■ **Set exercise**: Transcribe the listing in full, excluding any pictures.

■ **Available data**:
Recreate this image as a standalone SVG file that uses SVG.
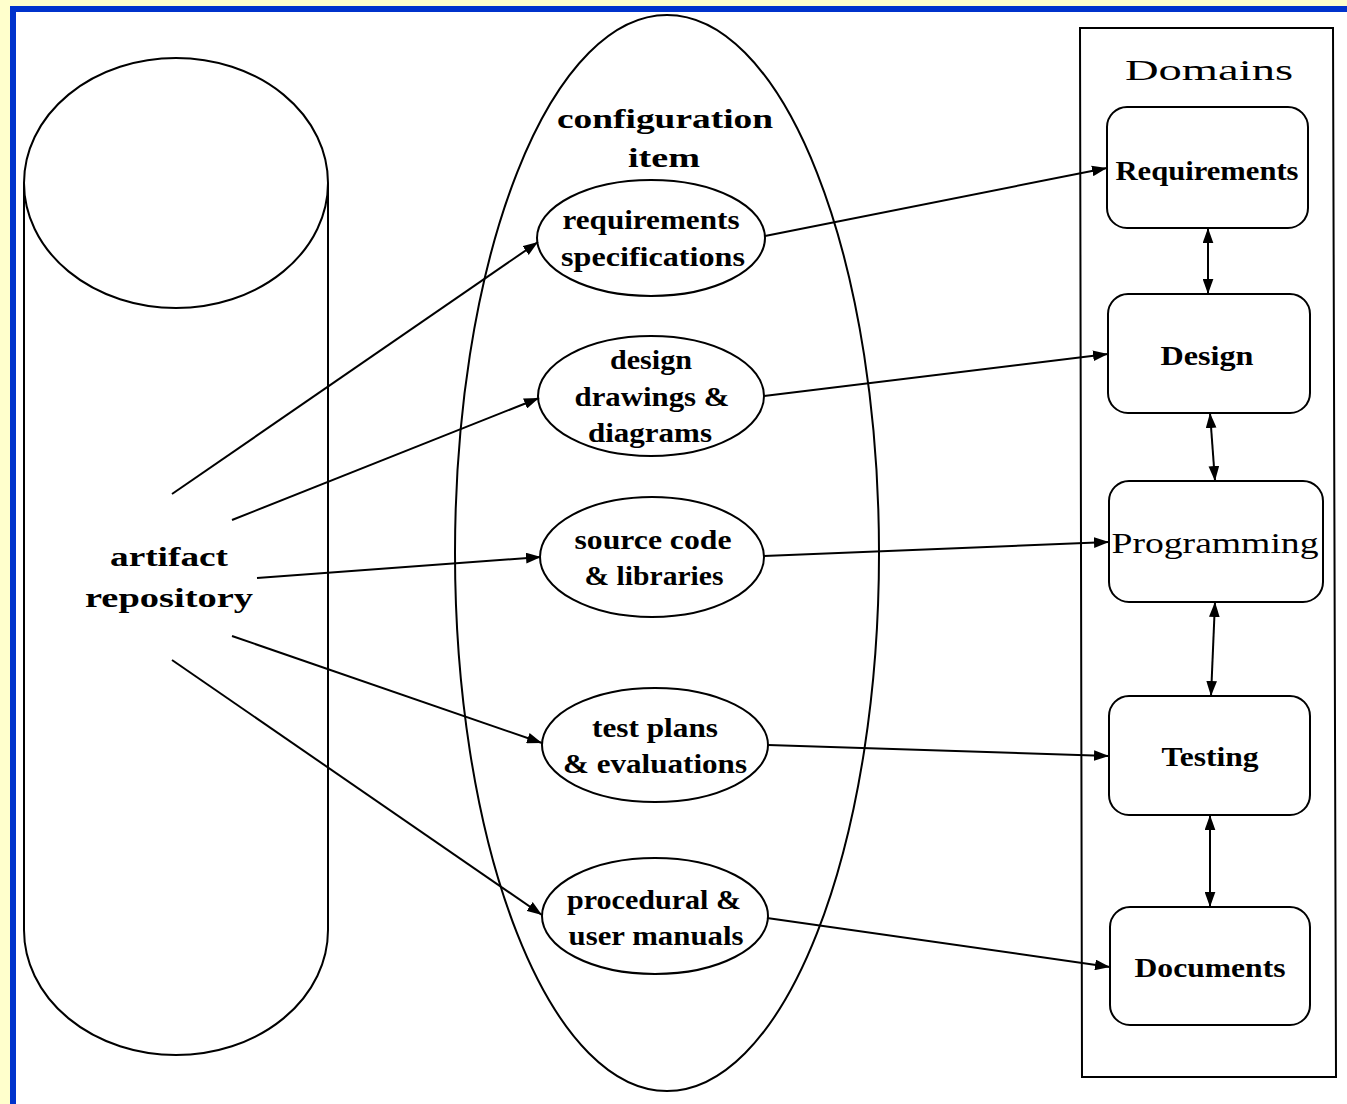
<svg xmlns="http://www.w3.org/2000/svg" width="1347" height="1104" viewBox="0 0 1347 1104">
  <defs>
    <marker id="arrow" viewBox="0 0 14 10" refX="14" refY="5" markerWidth="15" markerHeight="11" markerUnits="userSpaceOnUse" orient="auto-start-reverse">
      <path d="M0,0 L14,5 L0,10 z" fill="#000"/>
    </marker>
  </defs>
  <style>
    .shape { fill: #fff; stroke: #000; stroke-width: 2; }
    .edge { fill: none; stroke: #000; stroke-width: 2; }
    .lbl { font-family: "Liberation Serif", "Times New Roman", serif; font-weight: bold; font-size: 28px; fill: #000; text-anchor: middle; }
    .reg { font-family: "Liberation Serif", "Times New Roman", serif; font-size: 30px; fill: #000; text-anchor: middle; }
  </style>

  <!-- page frame -->
  <rect x="0" y="0" width="1347" height="1104" fill="#ffffcc"/>
  <rect x="13" y="9" width="1340" height="1100" fill="#fff" stroke="#0033cc" stroke-width="6"/>

  <!-- artifact repository cylinder -->
  <g id="artifact-repository">
    <path class="shape" d="M24,183 L24,930 A152,125 0 0 0 328,930 L328,183"/>
    <ellipse class="shape" cx="176" cy="183" rx="152" ry="125"/>
    <text class="lbl" x="169" y="566" font-size="30" textLength="118" lengthAdjust="spacingAndGlyphs">artifact</text>
    <text class="lbl" x="169" y="607" font-size="30" textLength="168" lengthAdjust="spacingAndGlyphs">repository</text>
  </g>

  <!-- configuration item container -->
  <g id="configuration-item">
    <ellipse class="shape" cx="667" cy="553" rx="212" ry="538"/>
    <text class="lbl" x="665" y="128" font-size="30" textLength="216" lengthAdjust="spacingAndGlyphs">configuration</text>
    <text class="lbl" x="664" y="167" font-size="30" textLength="72" lengthAdjust="spacingAndGlyphs">item</text>
  </g>

  <g id="ci-requirements">
    <ellipse class="shape" cx="651" cy="238" rx="114" ry="58"/>
    <text class="lbl" x="651" y="229" textLength="177" lengthAdjust="spacingAndGlyphs">requirements</text>
    <text class="lbl" x="653" y="266" textLength="184" lengthAdjust="spacingAndGlyphs">specifications</text>
  </g>
  <g id="ci-design">
    <ellipse class="shape" cx="651" cy="396" rx="113" ry="60"/>
    <text class="lbl" x="651" y="369" textLength="82" lengthAdjust="spacingAndGlyphs">design</text>
    <text class="lbl" x="652" y="406" textLength="155" lengthAdjust="spacingAndGlyphs">drawings &amp;</text>
    <text class="lbl" x="650" y="442" textLength="124" lengthAdjust="spacingAndGlyphs">diagrams</text>
  </g>
  <g id="ci-source">
    <ellipse class="shape" cx="652" cy="557" rx="112" ry="60"/>
    <text class="lbl" x="653" y="549" textLength="157" lengthAdjust="spacingAndGlyphs">source code</text>
    <text class="lbl" x="654" y="585" textLength="139" lengthAdjust="spacingAndGlyphs">&amp; libraries</text>
  </g>
  <g id="ci-testing">
    <ellipse class="shape" cx="655" cy="745" rx="113" ry="57"/>
    <text class="lbl" x="655" y="737" textLength="126" lengthAdjust="spacingAndGlyphs">test plans</text>
    <text class="lbl" x="655" y="773" textLength="184" lengthAdjust="spacingAndGlyphs">&amp; evaluations</text>
  </g>
  <g id="ci-manuals">
    <ellipse class="shape" cx="655" cy="916" rx="113" ry="58"/>
    <text class="lbl" x="654" y="909" textLength="174" lengthAdjust="spacingAndGlyphs">procedural &amp;</text>
    <text class="lbl" x="656" y="945" textLength="175" lengthAdjust="spacingAndGlyphs">user manuals</text>
  </g>

  <!-- domains panel -->
  <g id="domains">
    <path class="edge" d="M1080,28 L1333,28 L1336,1077 L1082,1077 Z"/>
    <text class="reg" x="1209" y="80" font-size="46" textLength="168" lengthAdjust="spacingAndGlyphs">Domains</text>
  </g>
  <g id="dom-requirements">
    <rect class="shape" x="1107" y="107" width="201" height="121" rx="20"/>
    <text class="lbl" x="1207" y="180" textLength="183" lengthAdjust="spacingAndGlyphs">Requirements</text>
  </g>
  <g id="dom-design">
    <rect class="shape" x="1108" y="294" width="202" height="119" rx="20"/>
    <text class="lbl" x="1207" y="365" textLength="93" lengthAdjust="spacingAndGlyphs">Design</text>
  </g>
  <g id="dom-programming">
    <rect class="shape" x="1109" y="481" width="214" height="121" rx="20"/>
    <text class="reg" x="1215" y="553" font-size="32" textLength="207" lengthAdjust="spacingAndGlyphs">Programming</text>
  </g>
  <g id="dom-testing">
    <rect class="shape" x="1109" y="696" width="201" height="119" rx="20"/>
    <text class="lbl" x="1210" y="766" textLength="97" lengthAdjust="spacingAndGlyphs">Testing</text>
  </g>
  <g id="dom-documents">
    <rect class="shape" x="1110" y="907" width="200" height="118" rx="20"/>
    <text class="lbl" x="1210" y="977" textLength="151" lengthAdjust="spacingAndGlyphs">Documents</text>
  </g>

  <!-- connectors -->
  <g id="connectors">
    <line class="edge" x1="172" y1="494" x2="538" y2="242" marker-end="url(#arrow)"/>
    <line class="edge" x1="232" y1="520" x2="539" y2="398" marker-end="url(#arrow)"/>
    <line class="edge" x1="257" y1="578" x2="541" y2="557" marker-end="url(#arrow)"/>
    <line class="edge" x1="232" y1="636" x2="542" y2="743" marker-end="url(#arrow)"/>
    <line class="edge" x1="172" y1="660" x2="542" y2="915" marker-end="url(#arrow)"/>

    <line class="edge" x1="765" y1="236" x2="1107" y2="168" marker-end="url(#arrow)"/>
    <line class="edge" x1="764" y1="396" x2="1108" y2="354" marker-end="url(#arrow)"/>
    <line class="edge" x1="764" y1="556" x2="1109" y2="542" marker-end="url(#arrow)"/>
    <line class="edge" x1="768" y1="745" x2="1109" y2="756" marker-end="url(#arrow)"/>
    <line class="edge" x1="767" y1="918" x2="1110" y2="967" marker-end="url(#arrow)"/>

    <line class="edge" x1="1208" y1="228" x2="1208" y2="294" marker-start="url(#arrow)" marker-end="url(#arrow)"/>
    <line class="edge" x1="1210" y1="413" x2="1215" y2="481" marker-start="url(#arrow)" marker-end="url(#arrow)"/>
    <line class="edge" x1="1215" y1="602" x2="1211" y2="696" marker-start="url(#arrow)" marker-end="url(#arrow)"/>
    <line class="edge" x1="1210" y1="815" x2="1210" y2="907" marker-start="url(#arrow)" marker-end="url(#arrow)"/>
  </g>
</svg>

■ **Completed exercise**:
Recreate this image as a standalone SVG file that uses SVG.
<svg xmlns="http://www.w3.org/2000/svg" width="1347" height="1104" viewBox="0 0 1347 1104">
  <defs>
    <marker id="arrow" viewBox="0 0 14 10" refX="14" refY="5" markerWidth="15" markerHeight="11" markerUnits="userSpaceOnUse" orient="auto-start-reverse">
      <path d="M0,0 L14,5 L0,10 z" fill="#000"/>
    </marker>
  </defs>
  <style>
    .shape { fill: #fff; stroke: #000; stroke-width: 2; }
    .edge { fill: none; stroke: #000; stroke-width: 2; }
    .lbl { font-family: "Liberation Serif", "Times New Roman", serif; font-weight: bold; font-size: 28px; fill: #000; text-anchor: middle; }
    .reg { font-family: "Liberation Serif", "Times New Roman", serif; font-size: 30px; fill: #000; text-anchor: middle; }
  </style>

  <!-- page frame -->
  <rect x="0" y="0" width="1347" height="1104" fill="#ffffcc"/>
  <rect x="13" y="9" width="1340" height="1100" fill="#fff" stroke="#0033cc" stroke-width="6"/>

  <!-- artifact repository cylinder -->
  <g id="artifact-repository">
    <path class="shape" d="M24,183 L24,930 A152,125 0 0 0 328,930 L328,183"/>
    <ellipse class="shape" cx="176" cy="183" rx="152" ry="125"/>
    <text class="lbl" x="169" y="566" font-size="30" textLength="118" lengthAdjust="spacingAndGlyphs">artifact</text>
    <text class="lbl" x="169" y="607" font-size="30" textLength="168" lengthAdjust="spacingAndGlyphs">repository</text>
  </g>

  <!-- configuration item container -->
  <g id="configuration-item">
    <ellipse class="shape" cx="667" cy="553" rx="212" ry="538"/>
    <text class="lbl" x="665" y="128" font-size="30" textLength="216" lengthAdjust="spacingAndGlyphs">configuration</text>
    <text class="lbl" x="664" y="167" font-size="30" textLength="72" lengthAdjust="spacingAndGlyphs">item</text>
  </g>

  <g id="ci-requirements">
    <ellipse class="shape" cx="651" cy="238" rx="114" ry="58"/>
    <text class="lbl" x="651" y="229" textLength="177" lengthAdjust="spacingAndGlyphs">requirements</text>
    <text class="lbl" x="653" y="266" textLength="184" lengthAdjust="spacingAndGlyphs">specifications</text>
  </g>
  <g id="ci-design">
    <ellipse class="shape" cx="651" cy="396" rx="113" ry="60"/>
    <text class="lbl" x="651" y="369" textLength="82" lengthAdjust="spacingAndGlyphs">design</text>
    <text class="lbl" x="652" y="406" textLength="155" lengthAdjust="spacingAndGlyphs">drawings &amp;</text>
    <text class="lbl" x="650" y="442" textLength="124" lengthAdjust="spacingAndGlyphs">diagrams</text>
  </g>
  <g id="ci-source">
    <ellipse class="shape" cx="652" cy="557" rx="112" ry="60"/>
    <text class="lbl" x="653" y="549" textLength="157" lengthAdjust="spacingAndGlyphs">source code</text>
    <text class="lbl" x="654" y="585" textLength="139" lengthAdjust="spacingAndGlyphs">&amp; libraries</text>
  </g>
  <g id="ci-testing">
    <ellipse class="shape" cx="655" cy="745" rx="113" ry="57"/>
    <text class="lbl" x="655" y="737" textLength="126" lengthAdjust="spacingAndGlyphs">test plans</text>
    <text class="lbl" x="655" y="773" textLength="184" lengthAdjust="spacingAndGlyphs">&amp; evaluations</text>
  </g>
  <g id="ci-manuals">
    <ellipse class="shape" cx="655" cy="916" rx="113" ry="58"/>
    <text class="lbl" x="654" y="909" textLength="174" lengthAdjust="spacingAndGlyphs">procedural &amp;</text>
    <text class="lbl" x="656" y="945" textLength="175" lengthAdjust="spacingAndGlyphs">user manuals</text>
  </g>

  <!-- domains panel -->
  <g id="domains">
    <path class="edge" d="M1080,28 L1333,28 L1336,1077 L1082,1077 Z"/>
    <text class="reg" x="1209" y="80" font-size="46" textLength="168" lengthAdjust="spacingAndGlyphs">Domains</text>
  </g>
  <g id="dom-requirements">
    <rect class="shape" x="1107" y="107" width="201" height="121" rx="20"/>
    <text class="lbl" x="1207" y="180" textLength="183" lengthAdjust="spacingAndGlyphs">Requirements</text>
  </g>
  <g id="dom-design">
    <rect class="shape" x="1108" y="294" width="202" height="119" rx="20"/>
    <text class="lbl" x="1207" y="365" textLength="93" lengthAdjust="spacingAndGlyphs">Design</text>
  </g>
  <g id="dom-programming">
    <rect class="shape" x="1109" y="481" width="214" height="121" rx="20"/>
    <text class="reg" x="1215" y="553" font-size="32" textLength="207" lengthAdjust="spacingAndGlyphs">Programming</text>
  </g>
  <g id="dom-testing">
    <rect class="shape" x="1109" y="696" width="201" height="119" rx="20"/>
    <text class="lbl" x="1210" y="766" textLength="97" lengthAdjust="spacingAndGlyphs">Testing</text>
  </g>
  <g id="dom-documents">
    <rect class="shape" x="1110" y="907" width="200" height="118" rx="20"/>
    <text class="lbl" x="1210" y="977" textLength="151" lengthAdjust="spacingAndGlyphs">Documents</text>
  </g>

  <!-- connectors -->
  <g id="connectors">
    <line class="edge" x1="172" y1="494" x2="538" y2="242" marker-end="url(#arrow)"/>
    <line class="edge" x1="232" y1="520" x2="539" y2="398" marker-end="url(#arrow)"/>
    <line class="edge" x1="257" y1="578" x2="541" y2="557" marker-end="url(#arrow)"/>
    <line class="edge" x1="232" y1="636" x2="542" y2="743" marker-end="url(#arrow)"/>
    <line class="edge" x1="172" y1="660" x2="542" y2="915" marker-end="url(#arrow)"/>

    <line class="edge" x1="765" y1="236" x2="1107" y2="168" marker-end="url(#arrow)"/>
    <line class="edge" x1="764" y1="396" x2="1108" y2="354" marker-end="url(#arrow)"/>
    <line class="edge" x1="764" y1="556" x2="1109" y2="542" marker-end="url(#arrow)"/>
    <line class="edge" x1="768" y1="745" x2="1109" y2="756" marker-end="url(#arrow)"/>
    <line class="edge" x1="767" y1="918" x2="1110" y2="967" marker-end="url(#arrow)"/>

    <line class="edge" x1="1208" y1="228" x2="1208" y2="294" marker-start="url(#arrow)" marker-end="url(#arrow)"/>
    <line class="edge" x1="1210" y1="413" x2="1215" y2="481" marker-start="url(#arrow)" marker-end="url(#arrow)"/>
    <line class="edge" x1="1215" y1="602" x2="1211" y2="696" marker-start="url(#arrow)" marker-end="url(#arrow)"/>
    <line class="edge" x1="1210" y1="815" x2="1210" y2="907" marker-start="url(#arrow)" marker-end="url(#arrow)"/>
  </g>
</svg>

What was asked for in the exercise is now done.